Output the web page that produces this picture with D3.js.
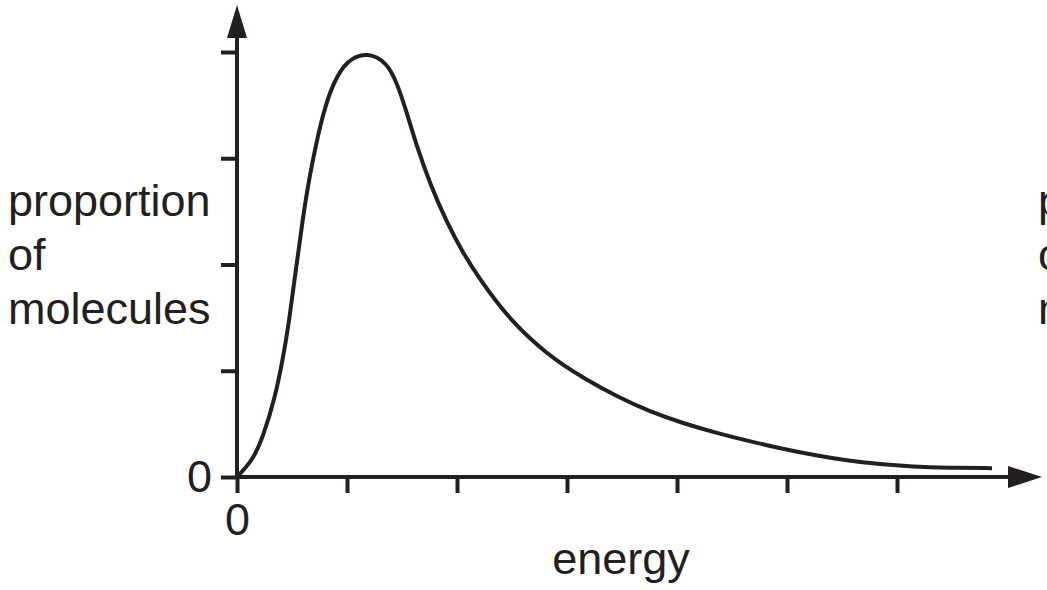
<!DOCTYPE html>
<html>
<head>
<meta charset="utf-8">
<script src="https://cdn.jsdelivr.net/npm/d3@7"></script>
<style>
  body { margin: 0; background: #fff; overflow: hidden; }
  text { font-family: "Liberation Sans", Arial, Helvetica, sans-serif; fill: #231f20; }
</style>
</head>
<body>
<div id="chart"></div>
<script>
// energy and proportion, both in tick units
var energy = [0, 0.145, 0.236, 0.345, 0.415, 0.466, 0.506, 0.548, 0.588, 0.634, 0.688, 0.782, 0.873, 1.0, 1.191,
    1.364, 1.455, 1.545, 1.636, 1.755, 1.909, 2.055, 2.209, 2.364, 2.509, 2.664, 2.818, 2.964, 3.145,
    3.455, 3.755, 4.055, 4.364, 4.664, 4.936, 5.236, 5.545, 5.845, 6.145, 6.455, 6.864];
var proportion = [0, 0.16, 0.376, 0.744, 1.101, 1.412, 1.732, 2.042, 2.353, 2.673, 2.984, 3.426, 3.708, 3.93, 4.0,
    3.9, 3.708, 3.426, 3.106, 2.76, 2.391, 2.108, 1.859, 1.639, 1.462, 1.301, 1.165, 1.054, 0.935,
    0.755, 0.614, 0.506, 0.413, 0.335, 0.271, 0.208, 0.155, 0.119, 0.098, 0.087, 0.083];
var xTicks = [0, 1, 2, 3, 4, 5, 6];
var yTicks = [0, 1, 2, 3, 4];
var yLabel = ["proportion", "of", "molecules"];
var xLabel = "energy";

(function(){
    var width = 1047,
        height = 590,
        ink = "#231f20";

    var svg = d3.select("#chart")
        .append("svg")
        .attr("width", width)
        .attr("height", height)

    var x = d3.scaleLinear().domain([0, 7]).range([237, 1007]);
    var y = d3.scaleLinear().domain([0, 4]).range([477, 52]);

    var fmt = function(d){ return d === 0 ? "0" : ""; };

    svg.append("g")
        .attr("transform", "translate(0," + y(0) + ")")
        .call(d3.axisBottom(x).tickValues(xTicks).tickSize(16).tickPadding(10).tickFormat(fmt))
    svg.append("g")
        .attr("transform", "translate(" + x(0) + ",0)")
        .call(d3.axisLeft(y).tickValues(yTicks).tickSize(16).tickPadding(9).tickFormat(fmt))

    svg.selectAll(".domain").remove();
    svg.selectAll(".tick line").attr("stroke", ink).attr("stroke-width", 4);
    svg.selectAll(".tick text").attr("fill", ink).style("font-size", "45px");

    // axis lines with arrow heads
    var x0 = x(0), y0 = y(0);
    svg.append("line")
        .attr("x1", x0).attr("y1", y0 + 2)
        .attr("x2", x0).attr("y2", 38)
        .attr("stroke", ink).attr("stroke-width", 4)
    svg.append("path")
        .attr("d", "M" + (x0 - 10) + ",38L" + x0 + ",5L" + (x0 + 10) + ",38Z")
        .attr("fill", ink)

    svg.append("line")
        .attr("x1", x0 - 2).attr("y1", y0)
        .attr("x2", 1010).attr("y2", y0)
        .attr("stroke", ink).attr("stroke-width", 4)
    svg.append("path")
        .attr("d", "M1008," + (y0 - 11) + "L1042," + y0 + "L1008," + (y0 + 11) + "Z")
        .attr("fill", ink)

    // the curve
    var points = energy.map(function(e, i){ return [e, proportion[i]]; });
    var line = d3.line()
        .x(function(d){ return x(d[0]); })
        .y(function(d){ return y(d[1]); })
        .curve(d3.curveBasis)

    svg.append("path")
        .datum(points)
        .attr("d", line)
        .attr("fill", "none")
        .attr("stroke", ink)
        .attr("stroke-width", 4)

    // axis titles
    svg.selectAll(".ylab")
        .data(yLabel)
        .enter().append("text")
        .attr("class", "ylab")
        .attr("x", 8)
        .attr("y", function(d, i){ return 216 + i * 54; })
        .style("font-size", "45px")
        .text(function(d){ return d; })

    // second label, cut off by the right edge as in the source
    svg.selectAll(".ylab2")
        .data(yLabel)
        .enter().append("text")
        .attr("class", "ylab2")
        .attr("x", 1038)
        .attr("y", function(d, i){ return 216 + i * 54; })
        .style("font-size", "45px")
        .text(function(d){ return d; })

    svg.append("text")
        .attr("x", 621)
        .attr("y", 574)
        .attr("text-anchor", "middle")
        .style("font-size", "45px")
        .text(xLabel)
})();
</script>
</body>
</html>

-=-=-=-=-

STATED TASK:
Using the data above, print every line exactly, omitting pictures.

RIGHT ANSWER:
Output the web page that produces this picture with D3.js.
<!DOCTYPE html>
<html>
<head>
<meta charset="utf-8">
<script src="https://cdn.jsdelivr.net/npm/d3@7"></script>
<style>
  body { margin: 0; background: #fff; overflow: hidden; }
  text { font-family: "Liberation Sans", Arial, Helvetica, sans-serif; fill: #231f20; }
</style>
</head>
<body>
<div id="chart"></div>
<script>
// energy and proportion, both in tick units
var energy = [0, 0.145, 0.236, 0.345, 0.415, 0.466, 0.506, 0.548, 0.588, 0.634, 0.688, 0.782, 0.873, 1.0, 1.191,
    1.364, 1.455, 1.545, 1.636, 1.755, 1.909, 2.055, 2.209, 2.364, 2.509, 2.664, 2.818, 2.964, 3.145,
    3.455, 3.755, 4.055, 4.364, 4.664, 4.936, 5.236, 5.545, 5.845, 6.145, 6.455, 6.864];
var proportion = [0, 0.16, 0.376, 0.744, 1.101, 1.412, 1.732, 2.042, 2.353, 2.673, 2.984, 3.426, 3.708, 3.93, 4.0,
    3.9, 3.708, 3.426, 3.106, 2.76, 2.391, 2.108, 1.859, 1.639, 1.462, 1.301, 1.165, 1.054, 0.935,
    0.755, 0.614, 0.506, 0.413, 0.335, 0.271, 0.208, 0.155, 0.119, 0.098, 0.087, 0.083];
var xTicks = [0, 1, 2, 3, 4, 5, 6];
var yTicks = [0, 1, 2, 3, 4];
var yLabel = ["proportion", "of", "molecules"];
var xLabel = "energy";

(function(){
    var width = 1047,
        height = 590,
        ink = "#231f20";

    var svg = d3.select("#chart")
        .append("svg")
        .attr("width", width)
        .attr("height", height)

    var x = d3.scaleLinear().domain([0, 7]).range([237, 1007]);
    var y = d3.scaleLinear().domain([0, 4]).range([477, 52]);

    var fmt = function(d){ return d === 0 ? "0" : ""; };

    svg.append("g")
        .attr("transform", "translate(0," + y(0) + ")")
        .call(d3.axisBottom(x).tickValues(xTicks).tickSize(16).tickPadding(10).tickFormat(fmt))
    svg.append("g")
        .attr("transform", "translate(" + x(0) + ",0)")
        .call(d3.axisLeft(y).tickValues(yTicks).tickSize(16).tickPadding(9).tickFormat(fmt))

    svg.selectAll(".domain").remove();
    svg.selectAll(".tick line").attr("stroke", ink).attr("stroke-width", 4);
    svg.selectAll(".tick text").attr("fill", ink).style("font-size", "45px");

    // axis lines with arrow heads
    var x0 = x(0), y0 = y(0);
    svg.append("line")
        .attr("x1", x0).attr("y1", y0 + 2)
        .attr("x2", x0).attr("y2", 38)
        .attr("stroke", ink).attr("stroke-width", 4)
    svg.append("path")
        .attr("d", "M" + (x0 - 10) + ",38L" + x0 + ",5L" + (x0 + 10) + ",38Z")
        .attr("fill", ink)

    svg.append("line")
        .attr("x1", x0 - 2).attr("y1", y0)
        .attr("x2", 1010).attr("y2", y0)
        .attr("stroke", ink).attr("stroke-width", 4)
    svg.append("path")
        .attr("d", "M1008," + (y0 - 11) + "L1042," + y0 + "L1008," + (y0 + 11) + "Z")
        .attr("fill", ink)

    // the curve
    var points = energy.map(function(e, i){ return [e, proportion[i]]; });
    var line = d3.line()
        .x(function(d){ return x(d[0]); })
        .y(function(d){ return y(d[1]); })
        .curve(d3.curveBasis)

    svg.append("path")
        .datum(points)
        .attr("d", line)
        .attr("fill", "none")
        .attr("stroke", ink)
        .attr("stroke-width", 4)

    // axis titles
    svg.selectAll(".ylab")
        .data(yLabel)
        .enter().append("text")
        .attr("class", "ylab")
        .attr("x", 8)
        .attr("y", function(d, i){ return 216 + i * 54; })
        .style("font-size", "45px")
        .text(function(d){ return d; })

    // second label, cut off by the right edge as in the source
    svg.selectAll(".ylab2")
        .data(yLabel)
        .enter().append("text")
        .attr("class", "ylab2")
        .attr("x", 1038)
        .attr("y", function(d, i){ return 216 + i * 54; })
        .style("font-size", "45px")
        .text(function(d){ return d; })

    svg.append("text")
        .attr("x", 621)
        .attr("y", 574)
        .attr("text-anchor", "middle")
        .style("font-size", "45px")
        .text(xLabel)
})();
</script>
</body>
</html>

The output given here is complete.